[Exercise requirements]: Quote every line below exactly and skip any picture.

────────────────────────────────────────

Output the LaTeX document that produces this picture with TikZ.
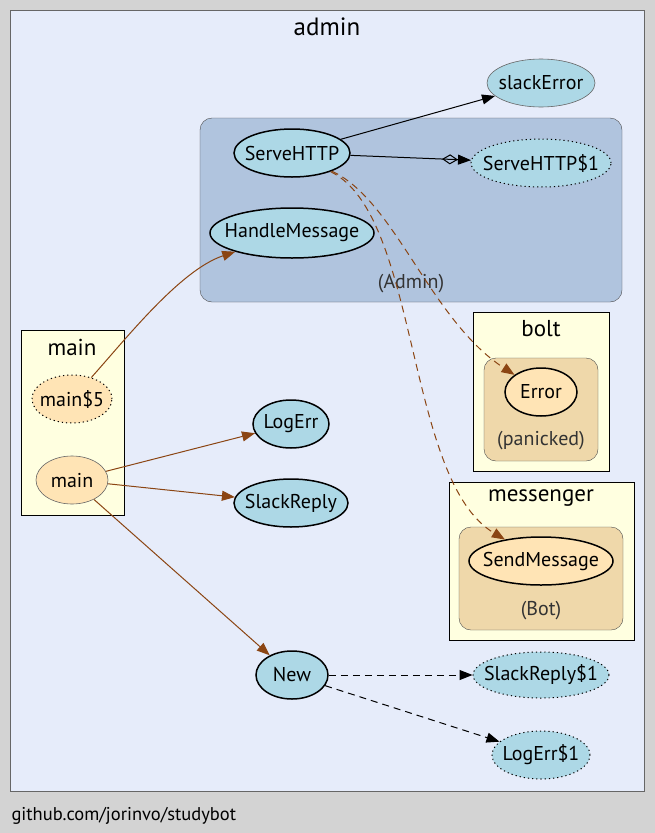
\documentclass[tikz,border=0pt]{standalone}
\usepackage{fontspec}
\setmainfont{PT Sans}
\usetikzlibrary{arrows.meta,shapes.geometric}
\definecolor{gvbg}{RGB}{211, 211, 211}
\definecolor{gvpkg}{RGB}{230, 236, 250}
\definecolor{gvtype}{RGB}{176, 196, 222}
\definecolor{gvext}{RGB}{255, 255, 224}
\definecolor{gvrecv}{RGB}{239, 216, 170}
\definecolor{gvfunc}{RGB}{173, 216, 230}
\definecolor{gvmain}{RGB}{255, 228, 181}
\definecolor{gvcall}{RGB}{139, 69, 19}
\tikzset{
  fn/.style={ellipse, fill=gvfunc, draw=black, line width=1.5pt,
    inner xsep=-15pt, inner ysep=0pt, font=\fontsize{20}{22}\selectfont},
  fnout/.style={fn, draw=black!60, line width=0.6pt},
  fnanon/.style={fn, line width=1pt, dash pattern=on 1.2pt off 3pt},
  fnext/.style={fn, fill=gvmain},
  title/.style={font=\fontsize{23}{25}\selectfont},
  recv/.style={font=\fontsize{20}{22}\selectfont, black!80},
  tip/.style={-{Triangle[length=13pt,width=10pt]}},
  call/.style={tip, gvcall, line width=1pt},
  dyn/.style={tip, black, line width=1pt, dash pattern=on 7pt off 5pt},
}
\begin{document}
\begin{tikzpicture}[x=1pt, y=-1pt]
\fill[gvbg] (0,0) rectangle (655,833);
\useasboundingbox (0,0) rectangle (655,833);
% clusters
\draw[black!60, fill=gvpkg] (10,10) rectangle (644,791);
\node[font=\fontsize{25}{27}\selectfont] at (327,27) {admin};
\draw[black!70, fill=gvtype, rounded corners=12pt] (200,118) rectangle (622,302);
\node[recv] at (411,284) {(Admin)};
\draw[black, fill=gvext] (21,330) rectangle (124,515);
\node[title] at (72,347) {main};
\draw[black, fill=gvext] (473,312) rectangle (609,471);
\node[title] at (541,329) {bolt};
\draw[black!70, fill=gvrecv, rounded corners=12pt] (484,358) rectangle (598,461);
\node[recv] at (541,441) {(panicked)};
\draw[black, fill=gvext] (449,482) rectangle (634,640);
\node[title] at (541,498) {messenger};
\draw[black!70, fill=gvrecv, rounded corners=12pt] (459,527) rectangle (623,630);
\node[recv] at (541,611) {(Bot)};
% functions
\node[fnout, minimum width=108pt, minimum height=48pt] (slackError) at (541,83) {slackError};
\node[fn, minimum width=116pt, minimum height=48pt] (serve) at (292,153) {ServeHTTP};
\node[fnanon, minimum width=140pt, minimum height=48pt] (serve1) at (541,163) {ServeHTTP\$1};
\node[fn, minimum width=164pt, minimum height=50pt] (handle) at (292,233) {HandleMessage};
\node[fnanon, fill=gvmain, minimum width=80pt, minimum height=48pt] (main5) at (72,399) {main\$5};
\node[fnout, fill=gvmain, minimum width=72pt, minimum height=48pt] (main) at (72,480) {main};
\node[fn, minimum width=76pt, minimum height=48pt] (logErr) at (291,424) {LogErr};
\node[fn, minimum width=114pt, minimum height=48pt] (slackReply) at (291,503) {SlackReply};
\node[fn, minimum width=72pt, minimum height=48pt] (new) at (292,675) {New};
\node[fnanon, minimum width=136pt, minimum height=46pt] (slackReply1) at (541,675) {SlackReply\$1};
\node[fnanon, minimum width=98pt, minimum height=48pt] (logErr1) at (541,755) {LogErr\$1};
\node[fnext, minimum width=72pt, minimum height=48pt] (error) at (541,392) {Error};
\node[fnext, minimum width=144pt, minimum height=48pt] (send) at (541,561) {SendMessage};
% calls
\draw[tip, line width=1pt] (serve) -- (slackError);
\draw[line width=1pt, -{Diamond[open,length=16pt,width=10pt] Triangle[length=13pt,width=10pt]}] (serve) -- (serve1);
\draw[call] (main5) .. controls (125,340) and (180,270) .. (handle);
\draw[call] (main) -- (logErr);
\draw[call] (main) -- (slackReply);
\draw[call] (main) -- (new);
\draw[call, dash pattern=on 7pt off 5pt] (serve) .. controls (395,200) and (430,320) .. (error);
\draw[call, dash pattern=on 7pt off 5pt] (serve) .. controls (420,215) and (405,480) .. (send);
\draw[dyn] (new) -- (slackReply1);
\draw[dyn] (new) -- (logErr1);
% footer
\node[anchor=west, font=\fontsize{18.5}{20}\selectfont] at (8,816) {github.com/jorinvo/studybot};
\end{tikzpicture}
\end{document}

────────────────────────────────────────

[Solution]:
Output the LaTeX document that produces this picture with TikZ.
\documentclass[tikz,border=0pt]{standalone}
\usepackage{fontspec}
\setmainfont{PT Sans}
\usetikzlibrary{arrows.meta,shapes.geometric}
\definecolor{gvbg}{RGB}{211, 211, 211}
\definecolor{gvpkg}{RGB}{230, 236, 250}
\definecolor{gvtype}{RGB}{176, 196, 222}
\definecolor{gvext}{RGB}{255, 255, 224}
\definecolor{gvrecv}{RGB}{239, 216, 170}
\definecolor{gvfunc}{RGB}{173, 216, 230}
\definecolor{gvmain}{RGB}{255, 228, 181}
\definecolor{gvcall}{RGB}{139, 69, 19}
\tikzset{
  fn/.style={ellipse, fill=gvfunc, draw=black, line width=1.5pt,
    inner xsep=-15pt, inner ysep=0pt, font=\fontsize{20}{22}\selectfont},
  fnout/.style={fn, draw=black!60, line width=0.6pt},
  fnanon/.style={fn, line width=1pt, dash pattern=on 1.2pt off 3pt},
  fnext/.style={fn, fill=gvmain},
  title/.style={font=\fontsize{23}{25}\selectfont},
  recv/.style={font=\fontsize{20}{22}\selectfont, black!80},
  tip/.style={-{Triangle[length=13pt,width=10pt]}},
  call/.style={tip, gvcall, line width=1pt},
  dyn/.style={tip, black, line width=1pt, dash pattern=on 7pt off 5pt},
}
\begin{document}
\begin{tikzpicture}[x=1pt, y=-1pt]
\fill[gvbg] (0,0) rectangle (655,833);
\useasboundingbox (0,0) rectangle (655,833);
% clusters
\draw[black!60, fill=gvpkg] (10,10) rectangle (644,791);
\node[font=\fontsize{25}{27}\selectfont] at (327,27) {admin};
\draw[black!70, fill=gvtype, rounded corners=12pt] (200,118) rectangle (622,302);
\node[recv] at (411,284) {(Admin)};
\draw[black, fill=gvext] (21,330) rectangle (124,515);
\node[title] at (72,347) {main};
\draw[black, fill=gvext] (473,312) rectangle (609,471);
\node[title] at (541,329) {bolt};
\draw[black!70, fill=gvrecv, rounded corners=12pt] (484,358) rectangle (598,461);
\node[recv] at (541,441) {(panicked)};
\draw[black, fill=gvext] (449,482) rectangle (634,640);
\node[title] at (541,498) {messenger};
\draw[black!70, fill=gvrecv, rounded corners=12pt] (459,527) rectangle (623,630);
\node[recv] at (541,611) {(Bot)};
% functions
\node[fnout, minimum width=108pt, minimum height=48pt] (slackError) at (541,83) {slackError};
\node[fn, minimum width=116pt, minimum height=48pt] (serve) at (292,153) {ServeHTTP};
\node[fnanon, minimum width=140pt, minimum height=48pt] (serve1) at (541,163) {ServeHTTP\$1};
\node[fn, minimum width=164pt, minimum height=50pt] (handle) at (292,233) {HandleMessage};
\node[fnanon, fill=gvmain, minimum width=80pt, minimum height=48pt] (main5) at (72,399) {main\$5};
\node[fnout, fill=gvmain, minimum width=72pt, minimum height=48pt] (main) at (72,480) {main};
\node[fn, minimum width=76pt, minimum height=48pt] (logErr) at (291,424) {LogErr};
\node[fn, minimum width=114pt, minimum height=48pt] (slackReply) at (291,503) {SlackReply};
\node[fn, minimum width=72pt, minimum height=48pt] (new) at (292,675) {New};
\node[fnanon, minimum width=136pt, minimum height=46pt] (slackReply1) at (541,675) {SlackReply\$1};
\node[fnanon, minimum width=98pt, minimum height=48pt] (logErr1) at (541,755) {LogErr\$1};
\node[fnext, minimum width=72pt, minimum height=48pt] (error) at (541,392) {Error};
\node[fnext, minimum width=144pt, minimum height=48pt] (send) at (541,561) {SendMessage};
% calls
\draw[tip, line width=1pt] (serve) -- (slackError);
\draw[line width=1pt, -{Diamond[open,length=16pt,width=10pt] Triangle[length=13pt,width=10pt]}] (serve) -- (serve1);
\draw[call] (main5) .. controls (125,340) and (180,270) .. (handle);
\draw[call] (main) -- (logErr);
\draw[call] (main) -- (slackReply);
\draw[call] (main) -- (new);
\draw[call, dash pattern=on 7pt off 5pt] (serve) .. controls (395,200) and (430,320) .. (error);
\draw[call, dash pattern=on 7pt off 5pt] (serve) .. controls (420,215) and (405,480) .. (send);
\draw[dyn] (new) -- (slackReply1);
\draw[dyn] (new) -- (logErr1);
% footer
\node[anchor=west, font=\fontsize{18.5}{20}\selectfont] at (8,816) {github.com/jorinvo/studybot};
\end{tikzpicture}
\end{document}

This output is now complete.